Comment se poser de vraies questions par rapport à l’universel, au monde à partir d’un destin particulier qui à tort ou à raison se sent menacé ? En fait dans les pays du nord, seule une partie de la population est touchée dans sa chair. L’autre partie redoute de tomber dans la même ornière. La solidarité humaine n’existe plus. Elle est déléguée. Toute l’organisation de la société fait qu’au lieu de parler, de communiquer, des écrans, qui n’ont rien d’humain, ont remplacé le forum.

Face à ces enjeux, notre proposition est une lecture polyphonique, pluridisciplinaire et forcément incomplète. Notre approche ne se bornera pas aux cas artistiques les plus emblématiques et ressassés. Par exemple, l’autoportrait, l’autobiographie sont employés dans une perspective d’auto-analyse lors d’ateliers d’expressions artistiques. Le maître mot sera le retour sur soi, pour mieux dialoguer, pour être davantage réceptif aux questions, en particulier celles que pose l’œuvre d’art.

1 Hippolyte Bayard, Autoportrait en noyé, octobre 1840, épreuve positive directe, Société française de Photographie, Paris.
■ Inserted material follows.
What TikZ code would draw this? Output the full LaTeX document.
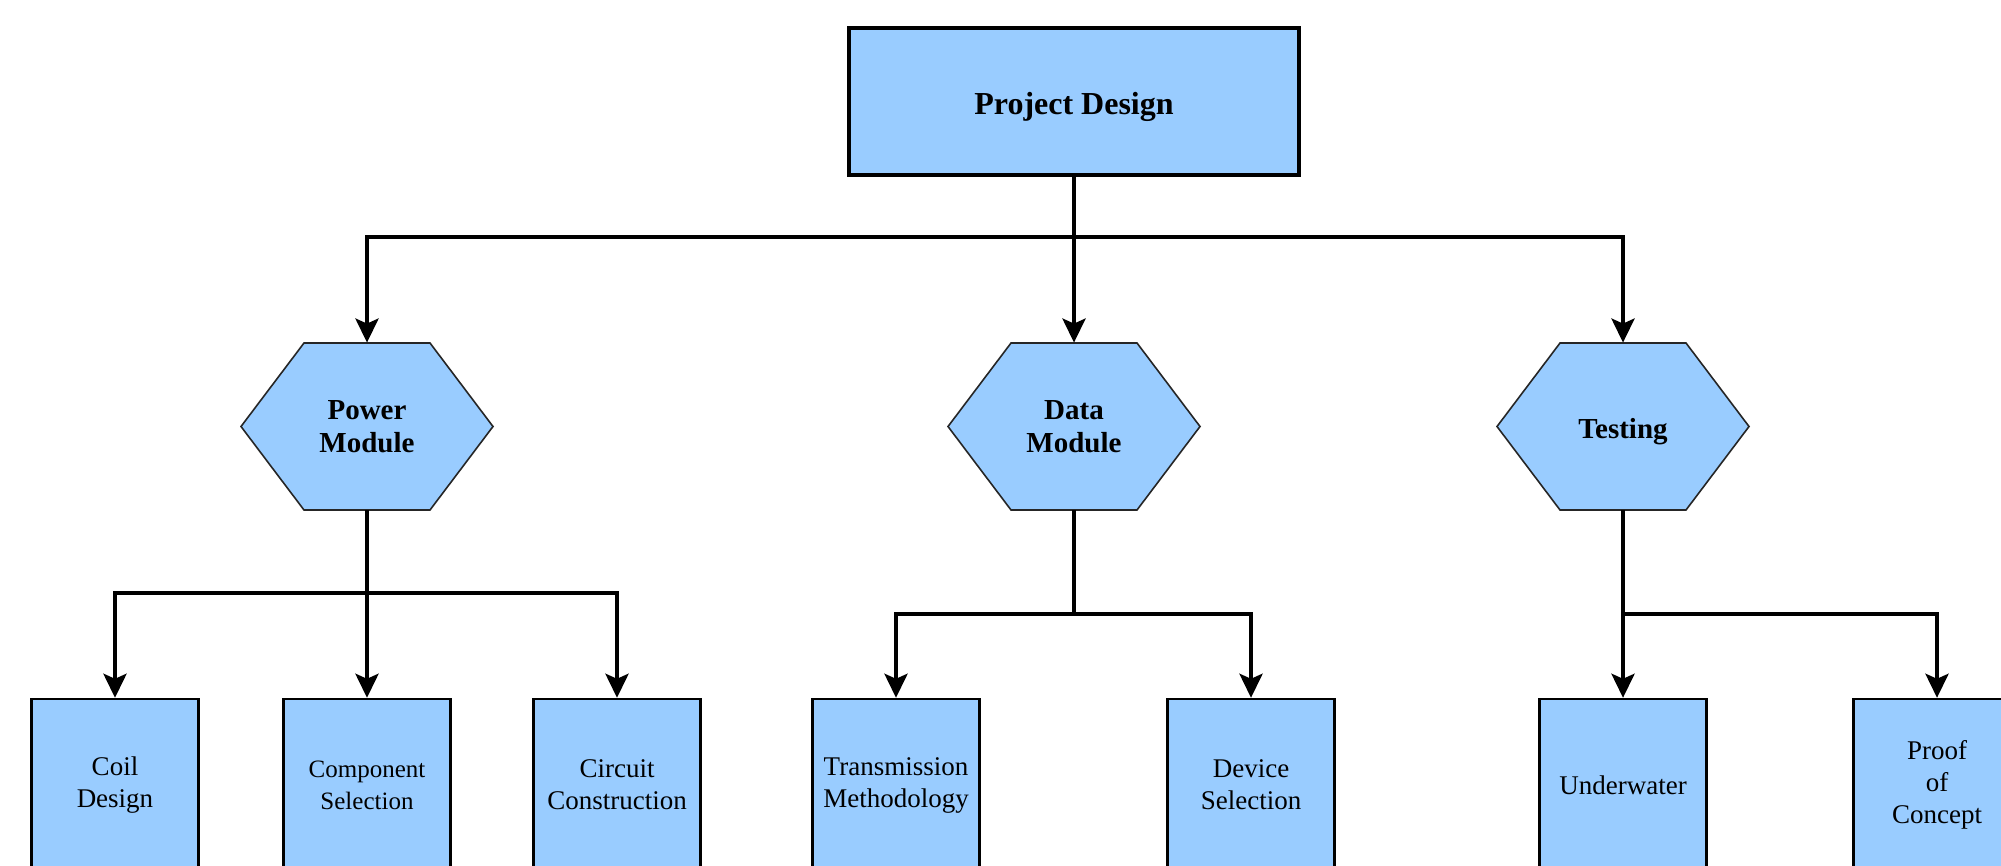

« Le cadavre du monsieur que vous voyez ci-derrière est celui de M. Bayard, inventeur du procédé dont vous allez voir les merveilleux résultats. A ma connaissance, il y a à peu près trois ans que cet ingénieux et infatigable chercheur s’occupait des perfectionnements de son invention.

L’Académie, le roi et tous ceux qui ont vu ses dessins, que lui trouvait imparfaits, les ont admirés comme vous les admirez en ce moment. Cela lui a fait beaucoup d’honneur et ne lui a pas valu un liard. Le gouvernement, qui avait beaucoup trop donné à M. Daguerre, a dit ne pouvoir rien faire pour M. Bayard et le malheureux s’est noyé. Oh ! Instabilité des choses humaines ! Les artistes, les savants, les journaux se sont occupés de lui pendant longtemps et aujourd’hui qu’il y a plusieurs jours qu’il est exposé à la morgue, personne ne l’a encore reconnu, ni réclamé. Messieurs et Dames, passons à d’autres, de crainte que votre odorat ne soit affecté, car la tête du monsieur et ses mains commencent à pourrir, comme vous pouvez le remarquer ».